Şımarık kadın ve ukala adamların çevresi elbette kalabalık olacaktır. Sonuçta bu sıfatları hak etmek ve korumak için beslenecekleri kaynaklara ihtiyaçları var. İşte bu adımda devreye ilgi, alaka yoksunu şımarıklar giriyor. Bu tür şımarıklar, güneşten aldığı ışığı yansıtan aydan çok farklı değildir. Esas şımarıklık kaynağına ne kadar yakınlarsa o kadar şımarabilirler. Şımarma kaynağına, yani ilgi alakanın esas sahibine olan fiziksel mesafeleri ne kadar artarsa, ödünç alınan şımarma hakkı da o kadar azalır. Kadınların kurnazca yürüttükleri arkadaşlık ilişkileri de işte bu temellere dayanır. Şımarma kaynağının nimetlerinden faydalanmak için doğan hem cinsler arası toleranslar ve idare edişler de işte yine aynı sebeplere dayanır.

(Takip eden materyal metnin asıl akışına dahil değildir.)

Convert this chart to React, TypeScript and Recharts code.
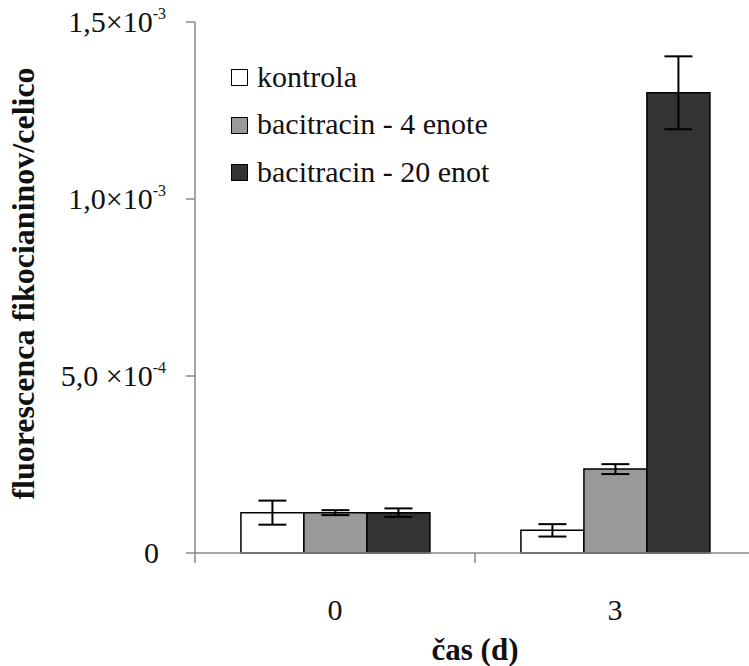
import React from 'react';
import { BarChart, Bar, XAxis, YAxis, ErrorBar, Legend } from 'recharts';

const categories = ['0', '3'];
const kontrola = [1.14e-4, 6.4e-5];
const kontrolaErr = [3.4e-5, 1.75e-5];
const baci4 = [1.14e-4, 2.37e-4];
const baci4Err = [7e-6, 1.4e-5];
const baci20 = [1.14e-4, 1.3e-3];
const baci20Err = [1.2e-5, 1.03e-4];

const seriesNames = ['kontrola', 'bacitracin - 4 enote', 'bacitracin - 20 enot'];
const seriesColors = ['#ffffff', '#999999', '#333333'];

const yTicks = [0, 0.0005, 0.001, 0.0015];
const yTickMain = ['0', '5,0 ×10', '1,0×10', '1,5×10'];
const yTickExp = ['', '-4', '-3', '-3'];

const yLabel = 'fluorescenca fikocianinov/celico';
const xLabel = 'čas (d)';

const data = categories.map((c, i) => ({
  day: c,
  k: kontrola[i],
  kErr: kontrolaErr[i],
  b4: baci4[i],
  b4Err: baci4Err[i],
  b20: baci20[i],
  b20Err: baci20Err[i],
}));

const FONT = 'Liberation Serif, Times New Roman, serif';
const AXIS_GRAY = '#888888';

const YTick = (props: any) => {
  const { y, payload, index } = props;
  const i = yTicks.indexOf(payload.value);
  const main = yTickMain[i >= 0 ? i : index];
  const exp = yTickExp[i >= 0 ? i : index];
  return (
    <text
      x={exp ? 166 : 159}
      y={y}
      dy={10}
      textAnchor="end"
      fontFamily={FONT}
      fontSize={30}
      fill="#111"
    >
      <tspan>{main}</tspan>
      {exp ? (
        <tspan dy={-13} fontSize={16}>
          {exp}
        </tspan>
      ) : null}
    </text>
  );
};

const XTick = (props: any) => {
  const { x, y, payload, width, visibleTicksCount, index } = props;
  const half = width / (visibleTicksCount || categories.length) / 2;
  const isLast = index === (visibleTicksCount || categories.length) - 1;
  return (
    <g>
      <line x1={x - half} x2={x - half} y1={y} y2={y + 10} stroke={AXIS_GRAY} strokeWidth={1.5} />
      {isLast ? (
        <line x1={x + half} x2={x + half} y1={y} y2={y + 10} stroke={AXIS_GRAY} strokeWidth={1.5} />
      ) : null}
      <text x={x} y={y} dy={67} textAnchor="middle" fontFamily={FONT} fontSize={30} fill="#111">
        {payload.value}
      </text>
    </g>
  );
};

const LegendContent = (props: any) => {
  const { payload } = props;
  const items = [...(payload || [])].sort(
    (a: any, b: any) => seriesNames.indexOf(a.value) - seriesNames.indexOf(b.value)
  );
  return (
    <div style={{ fontFamily: FONT, fontSize: 30, color: '#111' }}>
      {items.map((p: any, i: number) => (
        <div
          key={i}
          style={{ display: 'flex', alignItems: 'center', height: 47.5, whiteSpace: 'nowrap' }}
        >
          <span
            style={{
              display: 'inline-block',
              width: 17,
              height: 17,
              boxSizing: 'border-box',
              border: '1.5px solid #000',
              background: p.color,
              marginRight: 9,
              marginTop: 2,
            }}
          />
          <span>{p.value}</span>
        </div>
      ))}
    </div>
  );
};

export default function App() {
  return (
    <div
      style={{
        position: 'fixed',
        left: 0,
        top: 0,
        width: 749,
        height: 666,
        overflow: 'hidden',
        background: '#fff',
      }}
    >
      <BarChart
        width={760}
        height={666}
        data={data}
        margin={{ top: 22, right: 5, left: 0, bottom: 0 }}
        barCategoryGap="16.4%"
        barGap={0}
      >
        <XAxis
          dataKey="day"
          height={113}
          tickSize={0}
          tickMargin={0}
          tickLine={false}
          axisLine={{ stroke: AXIS_GRAY, strokeWidth: 1.5 }}
          tick={<XTick />}
          interval={0}
          label={(lp: any) => {
            const vb = lp.viewBox || {};
            return (
              <text
                x={vb.x + vb.width / 2}
                y={vb.y + 107}
                textAnchor="middle"
                fontFamily={FONT}
                fontWeight="bold"
                fontSize={31}
                fill="#111"
              >
                {xLabel}
              </text>
            );
          }}
        />
        <YAxis
          width={195}
          domain={[0, 0.0015]}
          ticks={yTicks}
          interval={0}
          tickSize={9}
          tickLine={{ stroke: AXIS_GRAY, strokeWidth: 1.5 }}
          axisLine={{ stroke: AXIS_GRAY, strokeWidth: 1.5 }}
          tick={<YTick />}
          label={(lp: any) => {
            const vb = lp.viewBox || {};
            const cx = 34;
            const cy = vb.y + vb.height / 2 - 4;
            return (
              <text
                x={cx}
                y={cy}
                transform={`rotate(-90, ${cx}, ${cy})`}
                textAnchor="middle"
                fontFamily={FONT}
                fontWeight="bold"
                fontSize={32}
                fill="#111"
              >
                {yLabel}
              </text>
            );
          }}
        />
        <Legend
          layout="vertical"
          align="center"
          verticalAlign="middle"
          wrapperStyle={{ left: 231, top: 53, width: 330 }}
          content={<LegendContent />}
        />
        <Bar dataKey="k" name={seriesNames[0]} fill={seriesColors[0]} stroke="#000" strokeWidth={1.5} isAnimationActive={false}>
          <ErrorBar dataKey="kErr" width={14} stroke="#000" strokeWidth={2} isAnimationActive={false} />
        </Bar>
        <Bar dataKey="b4" name={seriesNames[1]} fill={seriesColors[1]} stroke="#000" strokeWidth={1.5} isAnimationActive={false}>
          <ErrorBar dataKey="b4Err" width={14} stroke="#000" strokeWidth={2} isAnimationActive={false} />
        </Bar>
        <Bar dataKey="b20" name={seriesNames[2]} fill={seriesColors[2]} stroke="#000" strokeWidth={1.5} isAnimationActive={false}>
          <ErrorBar dataKey="b20Err" width={14} stroke="#000" strokeWidth={2} isAnimationActive={false} />
        </Bar>
      </BarChart>
    </div>
  );
}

Son olarak zeka faktörünü de göz önünde bulundurarak yalnız bireylerin şımarıklığına değinelim. Fiziki ve ruhsal yalnızlık insanın dışarıdan çok içe dönük bir yapıya sahip olmasına olanak sağlar. Buradaki içe dönüklükten kasıt, çekingenlik değil elbette. Kendi, fiziksel ve ruhsal ihtiyaçlarına gösterdiği eğilimler. Başkalarının alakası ile kazanılan sahte öz güvenin aksine, yani şu şımarıkların, yalnız bireyin edindiği öz güven daha sağlam temellere dayalıdır. Kendini, başkalarının cümleleriyle dinleyip, yorumlayarak değerlendirmez yalnız şımarık. Dolayısıyla daha az tahammül eder, daha az idare eder. Alaka doygunu şımarıkların silip, süpürdüğü, yalayıp yuttuğu her türlü yaklaşım onlar için bir an önce bertaraf edilmesi gereken itici tavırlardır. Bu noktaya erişebilen bireylerin güvenilmez olarak nitelendirilmeleri de yine öz güvenlerinden kaynaklanır. Öz güvenlerinin niteliğinin yüksek oluşu bazen onları itici de kılabilir. Yine de zekalarını kullanarak alçak gönüllü tavırlar sergileyip, öz güvenlerini zamanla onları itici bulan kimselere kabul ettirirler. Kendi sonunu getiren zavallı Narkissos'u sadece uzaktan izleyip, gülmekle yetinirler.

Yukarıdaki satılar tamamen bendeniz Maydanoz Hanım'a aittir. Yine de her topal satıcının bir kör alıcısı vardır ya da dünya yuvarlak olduğu sürece dönmeye devam edecektir diyerek, hassas bünyelere su serpme yüceliğine elbette göstereceğimdir.